Auch auf der DAS28-CRP und der HAQ-DI-Punkteskala erzielten Personen aus dem 4-mg-Baricitinib-Arm signifikant größere Verbesserungen in Woche 12 im Vergleich zu Placebo-Empfängern (p<0,001 für beide Vergleiche). Auf der SDAI-Punkteskala von 3,3 oder weniger konnte allerdings kein wesentlicher Unterschied zwischen der 4-mg-Dosis von Baricitinib und Placebo festgestellt werden.

Subgruppenanalysen ergaben keine deutlichen Hinweise auf unterschiedliche Behandlungseffekte im Hinblick auf die Anzahl oder den Typus der zuvor eingesetzten biologischen DMARDs.

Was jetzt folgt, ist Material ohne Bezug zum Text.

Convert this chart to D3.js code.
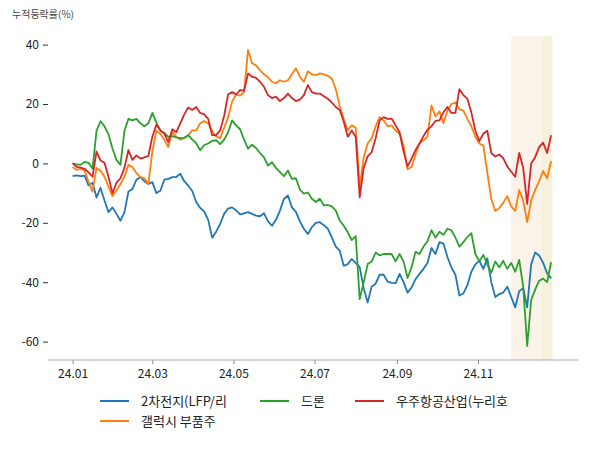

Während der 24-wöchigen Behandlungsperiode traten unter der 2-mg- und 4-mg-Baricitinib-Dosis häufiger unerwünschte Ereignisse auf als mit Placebo (71% beziehungsweise 77% gegenüber 64%), einschließlich Infektionen (44% und 40% versus 31%). Schwere Nebenwirkungen wurden in den drei Behandlungsgruppen mit einer Häufigkeit von 4%, 10% und 7% beobachtet. In der 4-mg-Baricitinib-Gruppe ereigneten sich zwei größere kardiovaskuläre Zwischenfälle, darunter ein tödlich verlaufender Schlaganfall; zwei Patienten entwickelten einen nicht-melanomatösen Hauttumor. Außerdem war die Einnahme von Baricitinib mit einem kleinen Rückgang in der Konzentration von Neutrophilen und Anstiegen im Serumcreatinin- und Low Density-Lipoprotein(LDL)-Cholesterol-Spiegel verknüpft.

Fazit der Studienautoren

Die vorliegende Studie belegt die klinische Wirksamkeit einer selektiven Hemmung von JAK1 und JAK2 mit einer einmal täglich oral verabreichten Dosis von Baricitinib bei Patienten mit aktiver rheumatoider Arthritis, die zuvor refraktär war, sowohl gegenüber einer aggressiven Behandlung mit konventionellen synthetischen als auch neueren biologischen DMARDs. Die Behandlungseffekte nach 12 Wochen waren mit der höheren Baricitinib-Dosis von 4 mg größer als mit der 2-mg-Dosis. Die Nebenwirkungen von Baricitinib umfassten leichtere Infektionen sowie abnorme Laborergebnisse im Hinblick auf LDL-Cholesterol- und Creatininspiegel, die aber nicht zu einem Therapieabbruch führten. Der Behandlungserfolg von Baricitinib war unabhängig von der Anzahl und dem Typus der zuvor eingesetzten Medikamente. Die Aufgabe weiterer Studien ist es nun, die Langzeitwirksamkeit und Sicherheit des selektiven JAK1- und JAK2-Inhibitors näher zu untersuchen.

Quelle

Genovese MC, et al. Baricitinib in patients with refractory rheumatoid arthritis. N Engl J Med 2016;374:1243–52.